====== Data excerpts

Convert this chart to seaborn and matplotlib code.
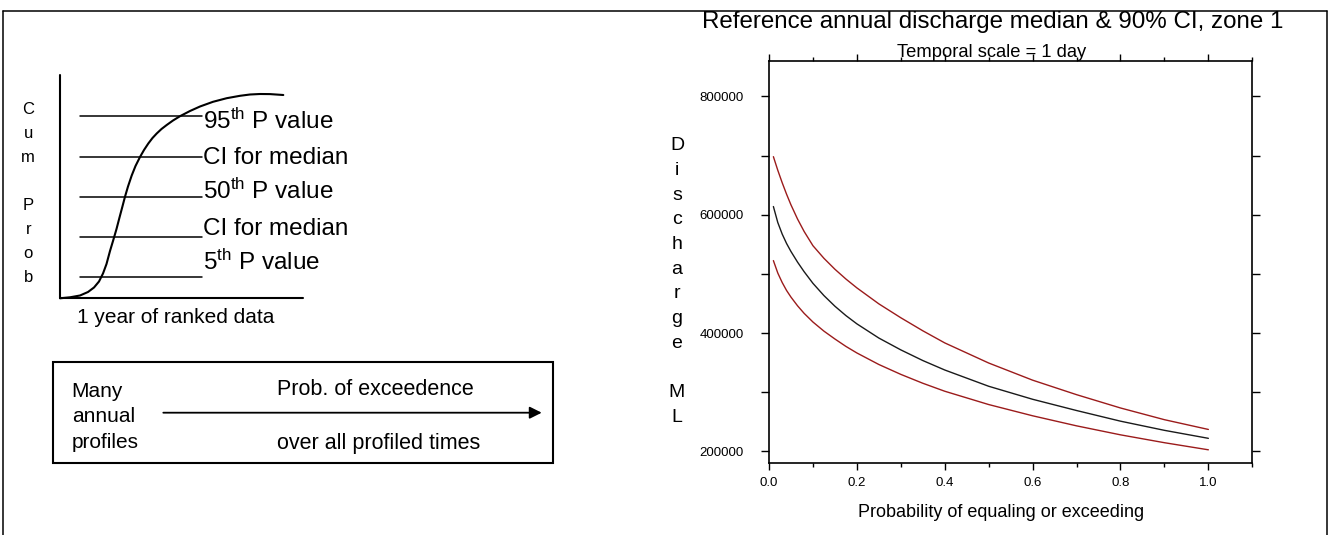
import matplotlib
matplotlib.use("Agg")
import matplotlib.pyplot as plt
from matplotlib.ticker import MultipleLocator
from matplotlib.patches import Rectangle
import seaborn as sns
import pandas as pd

# discharge curves (ML)
prob = [0.01, 0.02, 0.03, 0.04, 0.05, 0.065, 0.08, 0.1, 0.125, 0.15, 0.175, 0.2,
        0.25, 0.3, 0.35, 0.4, 0.5, 0.6, 0.7, 0.8, 0.9, 1.0]
upper = [698300, 675300, 654300, 634800, 616800, 592800, 571800, 547800, 526500, 508000,
         491500, 476500, 449500, 426000, 404000, 383500, 349500, 320500, 296000, 273500,
         253700, 237200]
median = [614000, 587000, 567500, 551500, 538000, 520000, 503800, 484200, 463500, 445500,
          429700, 415700, 391700, 371700, 353700, 337700, 310200, 288200, 269200, 251200,
          235700, 222200]
lower = [522600, 501600, 485600, 472100, 460900, 446200, 433400, 418800, 403400, 390100,
         377600, 366500, 347000, 330300, 315300, 301800, 279300, 260300, 243300, 228100,
         214800, 202800]

# schematic on the left (pixel space of the picture)
level_y = [116, 156.7, 196.7, 236.7, 277.3]
level_labels = ["95$^{\\rm th}$ P value", "CI for median", "50$^{\\rm th}$ P value",
                "CI for median", "5$^{\\rm th}$ P value"]
s_curve_x = [60, 70, 80, 88, 94, 99, 103, 106.5, 110, 113.3, 116.5, 119.5, 122.3, 125,
             128, 131.7, 135.5, 140, 144, 148.3, 152.5, 156.7, 161.5, 166.7, 173, 180,
             190, 200, 213, 226.7, 240, 250, 260, 270, 283.3]
s_curve_y = [298.3, 297.3, 295.5, 292, 287.5, 281.5, 273.5, 264, 251, 240, 229, 217.5,
             207, 196.7, 186.5, 175.5, 166, 157, 150, 143.5, 138, 133.5, 129, 125, 120.5,
             116.2, 111, 106.5, 101.8, 98.2, 95.8, 94.5, 94, 94.1, 95]

RED = "#9b1b1b"
W, H = 1329, 535

sns.set_theme(style="ticks", rc={
    "axes.edgecolor": "black", "text.color": "black", "axes.labelcolor": "black",
    "xtick.color": "black", "ytick.color": "black",
})
plt.rcParams["font.family"] = ["Liberation Sans", "DejaVu Sans"]
plt.rcParams["mathtext.fontset"] = "custom"
plt.rcParams["mathtext.rm"] = "Liberation Sans"
plt.rcParams["mathtext.it"] = "Liberation Sans:italic"
plt.rcParams["mathtext.bf"] = "Liberation Sans:bold"

fig = plt.figure(figsize=(W / 100, H / 100), dpi=100)

# full-figure canvas in pixel coordinates for the schematic and frame
cv = fig.add_axes([0, 0, 1, 1])
cv.set_xlim(0, W)
cv.set_ylim(H, 0)
cv.axis("off")

# outer frame
cv.plot([3.3, 3.3], [10.7, H], color="black", lw=1.1)
cv.plot([1327.3, 1327.3], [10.7, H], color="black", lw=1.1)
cv.plot([3.3, 1327.3], [10.7, 10.7], color="black", lw=1.1)

# cumulative probability sketch
cv.plot([60, 60], [75, 298.3], color="black", lw=1.5)
cv.plot([60, 303.3], [298.3, 298.3], color="black", lw=1.5)
for i, (yy, lab) in enumerate(zip(level_y, level_labels)):
    cv.plot([80, 201.7], [yy, yy], color="black", lw=1.1)
    cv.text(202.7, 128.5 + 35.4 * i, lab, fontsize=17.5, ha="left", va="baseline")
cv.plot(s_curve_x, s_curve_y, color="black", lw=1.5, solid_joinstyle="round")

for i, ch in enumerate("Cum Prob"):
    cv.text(28.3, 114 + 24 * i, ch, fontsize=12, ha="center", va="baseline")
cv.text(76.7, 323, "1 year of ranked data", fontsize=15, ha="left", va="baseline")

# box with arrow
cv.add_patch(Rectangle((52.7, 361.7), 500.6, 101.6, fill=False, ec="black", lw=1.5))
cv.annotate("", xy=(541.7, 412.7), xytext=(163.3, 412.7),
            arrowprops=dict(arrowstyle="-|>", mutation_scale=18, lw=1.3,
                            color="black", shrinkA=0, shrinkB=0))
for i, line in enumerate(["Many", "annual", "profiles"]):
    cv.text(71.7, 396.7 + 25.8 * i, line, fontsize=15, ha="left", va="baseline")
cv.text(276.7, 395, "Prob. of exceedence", fontsize=15.5, ha="left", va="baseline")
cv.text(276.7, 449.3, "over all profiled times", fontsize=15.5, ha="left", va="baseline")

# discharge chart
ax = fig.add_axes([769 / W, (H - 462.7) / H, 483.3 / W, 401.7 / H])
df = pd.concat([
    pd.DataFrame({"prob": prob, "discharge": upper, "series": "upper"}),
    pd.DataFrame({"prob": prob, "discharge": median, "series": "median"}),
    pd.DataFrame({"prob": prob, "discharge": lower, "series": "lower"}),
])
sns.lineplot(data=df, x="prob", y="discharge", hue="series",
             palette={"upper": RED, "median": "#1a1a1a", "lower": RED},
             lw=1.0, legend=False, ax=ax)

ax.set_xlim(0, 1.1)
ax.set_ylim(181000, 860000)
ax.set_xticks([0.0, 0.2, 0.4, 0.6, 0.8, 1.0])
ax.set_xticklabels(["0.0", "0.2", "0.4", "0.6", "0.8", "1.0"])
ax.xaxis.set_minor_locator(MultipleLocator(0.1))
ax.set_yticks([200000, 400000, 600000, 800000])
ax.set_yticklabels(["200000", "400000", "600000", "800000"])
ax.yaxis.set_minor_locator(MultipleLocator(100000))
for side in ["top", "right", "left", "bottom"]:
    ax.spines[side].set_visible(True)
    ax.spines[side].set_linewidth(1.2)
ax.tick_params(axis="x", which="both", top=True, bottom=True, direction="out", width=1.0)
ax.tick_params(axis="x", which="major", length=5, labelsize=9.5, pad=5.4)
ax.tick_params(axis="x", which="minor", length=3)
ax.tick_params(axis="y", which="both", left=True, right=True, direction="out",
               width=1.0, length=5.5)
ax.tick_params(axis="y", which="major", labelsize=9.5, pad=12.7)
ax.set_xlabel("")
ax.set_ylabel("")
ax.set_facecolor("white")

cv.text(1001, 512.7, "Probability of equaling or exceeding", fontsize=13,
        ha="center", va="center")
for i, ch in enumerate("Discharge ML"):
    cv.text(677, 150.3 + 24.7 * i, ch, fontsize=14, ha="center", va="baseline")
cv.text(993, 28.3, "Reference annual discharge median & 90% CI, zone 1", fontsize=17.4,
        ha="center", va="baseline")
cv.text(991.3, 57.3, "Temporal scale = 1 day", fontsize=13.2, ha="center", va="baseline")

fig.savefig("out.png", dpi=100, facecolor="white")
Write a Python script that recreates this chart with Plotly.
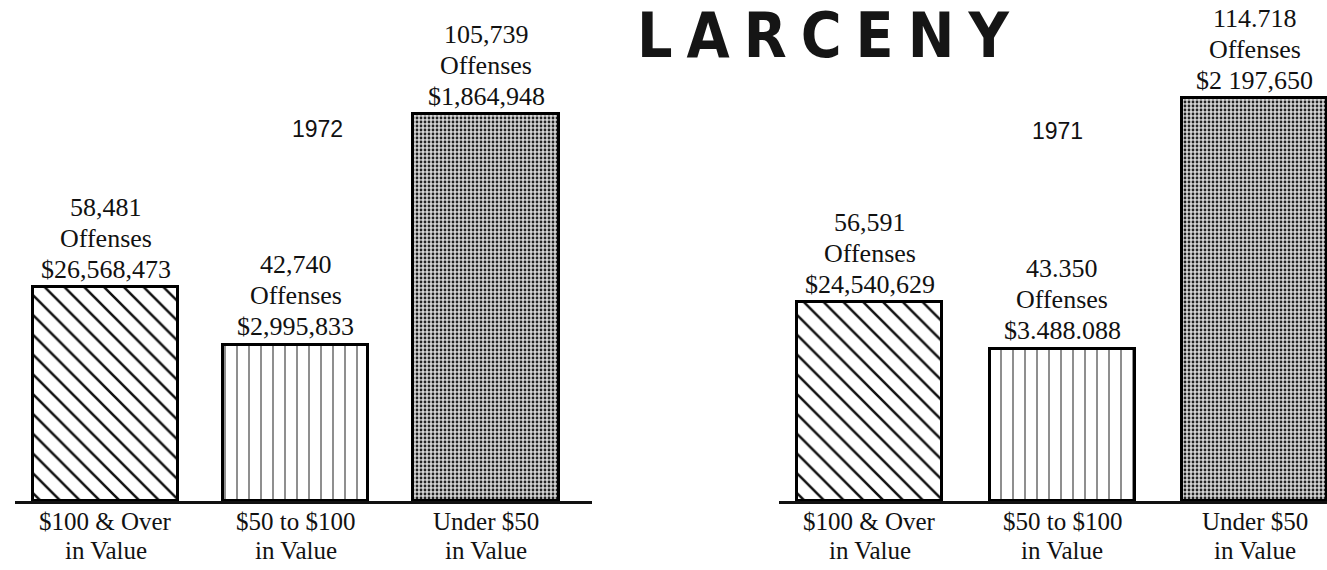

============

Repeat, word for word and with no pictures, only the lines running from the beginning of the data to the line that contains "import pandas as pd".

Convert this chart to seaborn and matplotlib code.
import matplotlib
matplotlib.use("Agg")
import matplotlib.pyplot as plt
from matplotlib.ticker import MultipleLocator
from matplotlib.patches import Rectangle
import seaborn as sns
import pandas as pd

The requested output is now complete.